Validation limited to audio-visual / text+audio-visual modalities: Visual-geometric multimodal scenarios such as image–point cloud and RGB–depth have not been explored, raising concerns about generalizability.
Low absolute accuracy under multimodal shift: VGGSound-C bimodal corruption achieves only 20.7% and Kinetics50-C bimodal corruption only 40.9%, leaving a substantial gap from practical utility.
Marginal contribution of IICL: Ablation results show IICL contributes only +0.1–0.3, limiting its design value and introducing additional computational overhead from contrastive learning.
Pseudo-label noise: Although adaptive temperature scaling mitigates overconfidence, error accumulation due to poor pseudo-label quality in early adaptation stages is not sufficiently discussed.
Continual adaptation requires additional domain detection: BriMPR-continual relies on Z-score-based domain shift detection and prompt resetting, increasing engineering complexity.

Method	Strategy	Optimization Objective	Pros & Cons
Tent/EATA/SAR	Update BN/LN parameters	Entropy minimization	Unimodal TTA; cross-modal interaction not considered
READ	Update self-attention in fusion module	Confidence-aware loss	First MMTTA method; shallow feature correction absent
ABPEM	Align cross-attention with self-attention	Entropy principal components	Reduces gradient noise; degrades significantly on VGGSound-C video corruption (52.4 vs. Source 56.2)
SuMi	IQR smoothing + modality mutual information	Selective entropy minimization	Performance on par with Source under multimodal shift
FOA	CMA-ES learns prompts	Gradient-free optimization	More parameters (1.772M); degrades in some settings
BriMPR	Divide-and-conquer + prompt + masked recombination + contrastive learning	Distribution alignment + pseudo-label CE + InfoNCE	Best performance with fewest parameters (0.169M); stable across all settings

Inspirations: 1. Prompts as distribution calibrators: Prompt tuning can serve not only as a downstream task adapter but also as an implicit mapping tool for feature distributions—a perspective transferable to other domain adaptation scenarios. 2. Masked augmentation for cross-modal information transfer: CMER forces weak modalities to learn independently by deliberately masking high-quality modality information, analogous to knowledge distillation under information-constrained conditions. 3. Theoretical simplification via diagonal moment estimation: In data-scarce settings such as TTA, simplifying statistical estimation to reduce error is a general technique applicable to other methods requiring online distribution estimation. 4. Distributional discrepancy as a byproduct for domain detection: \(\text{Disc}_u\) is used simultaneously for loss computation, domain shift detection, and weight assignment—an efficient multi-purpose design.

Rating ⭐⭐⭐⭐ (4/5)¶

Strengths: Clear problem formulation, solid theory and experiments, intuitive method design, parameter efficiency, and robustness across scenarios. The real-world domain shift experiments (MOSI→SIMS outperforming Source by 12 points) are particularly convincing.

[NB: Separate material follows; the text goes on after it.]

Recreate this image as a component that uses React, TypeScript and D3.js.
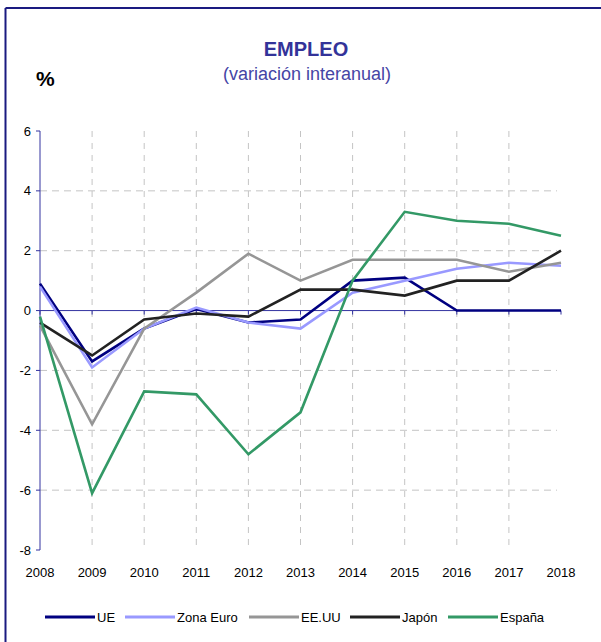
import React from "react";
import * as d3 from "d3";

const years = [2008, 2009, 2010, 2011, 2012, 2013, 2014, 2015, 2016, 2017, 2018];
const ue = [0.9, -1.7, -0.6, 0.05, -0.4, -0.3, 1.0, 1.1, 0.0, 0.0, 0.0];
const zonaEuro = [0.8, -1.9, -0.6, 0.1, -0.4, -0.6, 0.6, 1.0, 1.4, 1.6, 1.5];
const eeuu = [-0.5, -3.8, -0.6, 0.6, 1.9, 1.0, 1.7, 1.7, 1.7, 1.3, 1.6];
const japon = [-0.4, -1.5, -0.3, -0.1, -0.2, 0.7, 0.7, 0.5, 1.0, 1.0, 2.0];
const espana = [-0.2, -6.1, -2.7, -2.8, -4.8, -3.4, 1.0, 3.3, 3.0, 2.9, 2.5];
const yTicks = [-8, -6, -4, -2, 0, 2, 4, 6];
const gridY = [-6, -4, -2, 2, 4];

const series = [
  { name: "UE", values: ue, color: "#000080", lx: 45 },
  { name: "Zona Euro", values: zonaEuro, color: "#9999ff", lx: 125 },
  { name: "EE.UU", values: eeuu, color: "#969696", lx: 249 },
  { name: "Japón", values: japon, color: "#222222", lx: 350 },
  { name: "España", values: espana, color: "#339966", lx: 448 },
];

const FONT = "'Liberation Sans', Arial, sans-serif";

export default function App() {
  const x = d3.scaleLinear().domain([2008, 2018]).range([40, 561]);
  const y = d3.scaleLinear().domain([-8, 6]).range([550, 131]);
  const line = d3
    .line<number>()
    .x((_, i) => x(years[i]))
    .y((d) => y(d));
  const axisColor = "#3333a0";
  const gridColor = "#c4c4c4";

  return (
    <svg
      width={601}
      height={642}
      style={{ position: "absolute", left: 0, top: 0, display: "block", background: "#fff" }}
      fontFamily={FONT}
    >
      <rect x={0} y={0} width={601} height={642} fill="#fff" />
      {/* outer border (cut off right/bottom) */}
      <line x1={5.5} y1={8} x2={5.5} y2={642} stroke="#1a1a80" strokeWidth={2} />
      <line x1={5.5} y1={8} x2={601} y2={8} stroke="#1a1a80" strokeWidth={2} />

      {/* titles */}
      <text x={306} y={56} textAnchor="middle" fontSize={20} fontWeight="bold" fill="#333399">
        EMPLEO
      </text>
      <text x={307} y={80} textAnchor="middle" fontSize={18} fill="#4545a5">
        (variación interanual)
      </text>
      <text x={36} y={86} fontSize={21} fontWeight="bold" fill="#000">
        %
      </text>

      {/* gridlines */}
      {gridY.map((v) => (
        <line
          key={"gy" + v}
          x1={x(2008)}
          x2={x(2018) - 4}
          y1={y(v)}
          y2={y(v)}
          stroke={gridColor}
          strokeWidth={1}
          strokeDasharray="7,5"
        />
      ))}
      {years.slice(1, -1).map((yr) => (
        <line
          key={"gx" + yr}
          x1={x(yr)}
          x2={x(yr)}
          y1={y(6)}
          y2={y(-8)}
          stroke={gridColor}
          strokeWidth={1}
          strokeDasharray="6,6"
        />
      ))}

      {/* y axis */}
      <line x1={x(2008)} x2={x(2008)} y1={y(6)} y2={y(-8)} stroke={axisColor} strokeWidth={1} />
      {yTicks.map((v) => (
        <g key={"yt" + v}>
          <line x1={x(2008) - 4} x2={x(2008)} y1={y(v)} y2={y(v)} stroke={axisColor} strokeWidth={1} />
          <text x={31} y={y(v) + 4.5} textAnchor="end" fontSize={13} fill="#000">
            {v}
          </text>
        </g>
      ))}

      {/* zero axis */}
      <line x1={x(2008)} x2={x(2018)} y1={y(0)} y2={y(0)} stroke={axisColor} strokeWidth={1} />
      {years.map((yr) => (
        <line
          key={"xt" + yr}
          x1={x(yr)}
          x2={x(yr)}
          y1={y(0)}
          y2={y(0) + 4}
          stroke={axisColor}
          strokeWidth={1}
        />
      ))}
      {years.map((yr) => (
        <text key={"xl" + yr} x={x(yr)} y={577} textAnchor="middle" fontSize={13} fill="#000">
          {yr}
        </text>
      ))}

      {/* series */}
      {series.map((s) => (
        <path
          key={s.name}
          d={line(s.values) || ""}
          fill="none"
          stroke={s.color}
          strokeWidth={2.6}
          strokeLinejoin="miter"
        />
      ))}

      {/* legend */}
      {series.map((s) => (
        <g key={"lg" + s.name}>
          <line x1={s.lx} x2={s.lx + 50} y1={617} y2={617} stroke={s.color} strokeWidth={3} />
          <text x={s.lx + 52} y={621.5} fontSize={13} fill="#000">
            {s.name}
          </text>
        </g>
      ))}
    </svg>
  );
}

Deductions: The IICL module contributes only marginally; the limitations of the Gaussian assumption are not discussed; absolute accuracy under multimodal shift remains low; and applicability is confined to audio-visual classification. Overall, this is a rigorous contribution to MMTTA that advances the research paradigm from "assigning higher weight to high-quality modalities" to "actively calibrating the distribution of each modality."